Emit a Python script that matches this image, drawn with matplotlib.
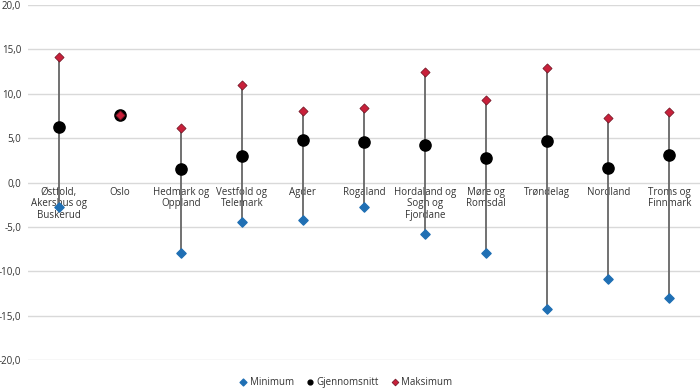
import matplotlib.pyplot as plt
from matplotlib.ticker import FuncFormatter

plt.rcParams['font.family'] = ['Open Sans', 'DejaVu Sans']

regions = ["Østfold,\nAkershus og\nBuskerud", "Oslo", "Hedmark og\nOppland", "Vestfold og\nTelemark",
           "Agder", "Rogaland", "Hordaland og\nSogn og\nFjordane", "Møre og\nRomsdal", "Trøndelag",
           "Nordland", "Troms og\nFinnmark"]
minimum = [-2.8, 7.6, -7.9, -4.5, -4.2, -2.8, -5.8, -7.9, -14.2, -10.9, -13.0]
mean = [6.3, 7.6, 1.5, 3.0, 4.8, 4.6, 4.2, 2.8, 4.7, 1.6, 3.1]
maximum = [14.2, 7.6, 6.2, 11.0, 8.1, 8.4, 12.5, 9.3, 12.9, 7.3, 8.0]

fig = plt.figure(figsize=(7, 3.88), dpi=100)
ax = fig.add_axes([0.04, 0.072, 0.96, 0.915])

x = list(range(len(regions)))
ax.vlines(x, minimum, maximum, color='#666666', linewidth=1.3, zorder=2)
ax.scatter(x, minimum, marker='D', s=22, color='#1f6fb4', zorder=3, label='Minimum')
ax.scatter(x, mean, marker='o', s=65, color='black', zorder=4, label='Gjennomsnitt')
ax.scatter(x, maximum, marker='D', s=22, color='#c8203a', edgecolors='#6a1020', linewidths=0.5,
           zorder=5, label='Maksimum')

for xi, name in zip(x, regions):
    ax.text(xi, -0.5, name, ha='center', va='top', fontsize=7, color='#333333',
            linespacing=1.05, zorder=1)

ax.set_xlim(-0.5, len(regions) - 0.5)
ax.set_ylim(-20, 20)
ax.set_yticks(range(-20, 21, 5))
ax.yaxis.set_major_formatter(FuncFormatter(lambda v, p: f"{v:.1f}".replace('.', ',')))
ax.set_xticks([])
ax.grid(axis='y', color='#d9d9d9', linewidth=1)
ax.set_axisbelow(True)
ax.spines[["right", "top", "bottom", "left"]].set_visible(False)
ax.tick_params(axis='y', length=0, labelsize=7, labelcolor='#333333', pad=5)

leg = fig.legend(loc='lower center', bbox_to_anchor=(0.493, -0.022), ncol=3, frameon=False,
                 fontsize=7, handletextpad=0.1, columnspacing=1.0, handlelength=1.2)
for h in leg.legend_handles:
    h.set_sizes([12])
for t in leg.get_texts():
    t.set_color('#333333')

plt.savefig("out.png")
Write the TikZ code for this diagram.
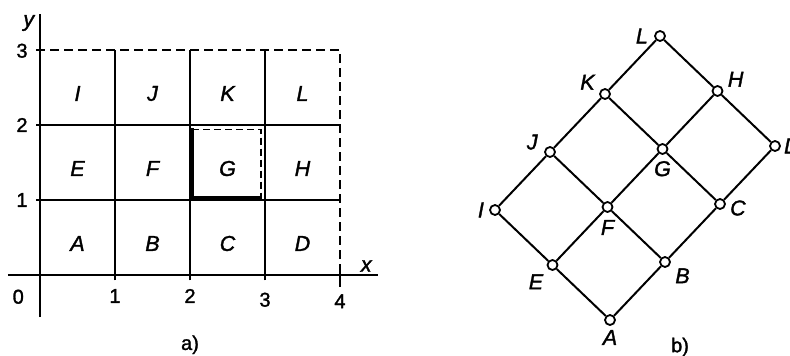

§ WORK TO COMPLETE: Select every line in the records above that contains the word "matplotlib".

§ TASK ANSWER:
Emit a Python script that matches this image, drawn with matplotlib.
import matplotlib.pyplot as plt
from matplotlib.ticker import FuncFormatter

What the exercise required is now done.